La suite ira dans l’escalade. Alors que des « script doctors » défilent pour secourir un scénario de plus en plus malade à cause des réécritures, le film se tourne parallèlement dans la douleur. Entre Brad Pitt et Harrison Ford, le torchon brûle. Les deux stars se disputent constamment jusqu’au point de ne plus s’adresser la parole. Pendant ce temps-là, le budget explose dans les grandes largeurs, passant de 50 M$ à 90 ! Une dérive pas arrangée par le problème de la scène finale avec une fusillade sur un bateau. A deux mois de la sortie, elle a dû être intégralement retournée en studio en Californie car Pakula, insatisfait du résultat, trouvait qu’elle ne fonctionnait absolument pas. Décidément… Et on en arrive à l’heure de la promotion. Si Harrison Ford se montrera plutôt mesuré, fuyant les questions qui fâchent par un simple « Je fais des films, à vous de décider s’ils vous plaisent ou non« , Brad Pitt n’hésitera à balancer ses quatre vérités et à montrer son dégoût envers le résultat d’un projet qui lui tenait à cœur. L’acteur ne se privera pas d’expliquer que le film « est un désastre, l’un des tournages les plus irresponsables – si encore on peut appeler ça un tournage » auquel il ait assisté.

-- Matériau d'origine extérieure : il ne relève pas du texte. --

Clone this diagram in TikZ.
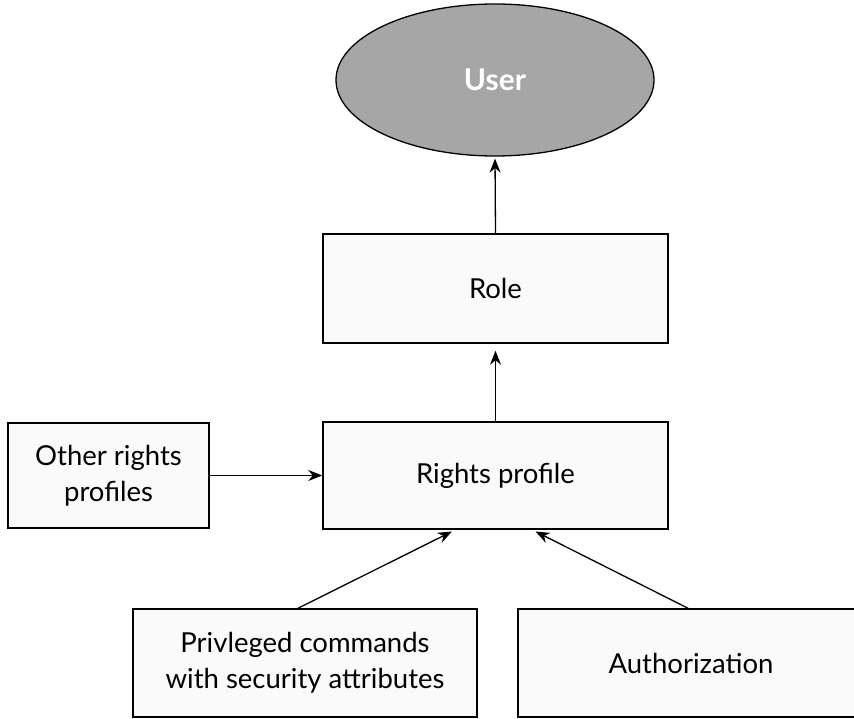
\documentclass[tikz,border=0pt]{standalone}
\usepackage{fontspec}
\setmainfont{Lato}
\usepackage{tikz}
\usetikzlibrary{shapes.geometric,arrows.meta}

\begin{document}
\begin{tikzpicture}[x=1pt,y=-1pt,
  box/.style={draw,line width=1.5pt,fill=black!2,inner sep=0pt,align=center,
    font=\fontsize{27.5}{36}\selectfont},
  arr/.style={-{Stealth[length=14pt,width=11pt]},line width=1.3pt}]
\useasboundingbox (0,0) rectangle (854,719);
\clip (0,0) rectangle (854,719);
% the user on top
\node [ellipse,draw,line width=1.3pt,fill=black!35,text=white,
  minimum width=318pt,minimum height=152pt,inner sep=0pt,
  font=\fontsize{30}{36}\selectfont\bfseries] (user) at (495,80) {User};
\node [box,minimum width=345pt,minimum height=109pt] (role) at (495.5,288.5) {Role};
\node [box,minimum width=345pt,minimum height=107pt] (rights) at (495.5,475.5) {Rights profile};
\node [box,minimum width=201pt,minimum height=105pt] (other) at (108.5,475.5) {Other rights\\profiles};
\node [box,minimum width=344pt,minimum height=108pt] (priv) at (305,663) {Privleged commands\\with security attributes};
\node [box,minimum width=346pt,minimum height=108pt] (auth) at (691,663) {Authorization};
% connectors
\draw [arr,shorten >=2pt] (role.north) -- (user.south);
\draw [arr,shorten >=7pt] (rights.north) -- (role.south);
\draw [arr] (other.east) -- (rights.west);
\draw [arr,shorten >=4pt] ([xshift=-7pt]priv.north) -- ([xshift=-40pt]rights.south);
\draw [arr,shorten >=4pt] ([xshift=-3pt]auth.north) -- ([xshift=36.5pt]rights.south);
\end{tikzpicture}
\end{document}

Cerise sur le gâteau, Ennemis Rapprochés s’offrira un dernier petit scandale extra-cinématographique au moment de sa sortie. Quelques mois avant le tragique accident qui lui coûta la vie, La princesse Diana fut surprise au cinéma en compagnie de ses deux fils, William et Harry. Ok, et donc ? La sortie du film était assez scrutée alors que le sujet demeurait encore brûlant et que certains bords lui reprochaient de « glamouriser » la guerre et le terrorisme de l’IRA. Or, en partie pour ces raisons, Ennemis Rapprochés était interdit aux moins de 15 ans en Angleterre, pays très à cheval sur ce genre de choses. Si William en avait pile poil 15, Harry n’avait que 12 ans. On apprît alors que La princesse de Galles avait usé de son influence pour convaincre les employés d’un cinéma afin qu’ils la laissent entrer avec ses enfants malgré l’interdiction. Diana dut se plier à des excuses publiques. Brad Pitt et Harrison Ford ? Ils ne retourneront jamais plus ensemble tout simplement, mais iront quand même jusqu’à nier toute brouille entre eux sur le tournage. Pas de bol, tout le monde était au courant et le politiquement correct n’a pas marché sur ce coup.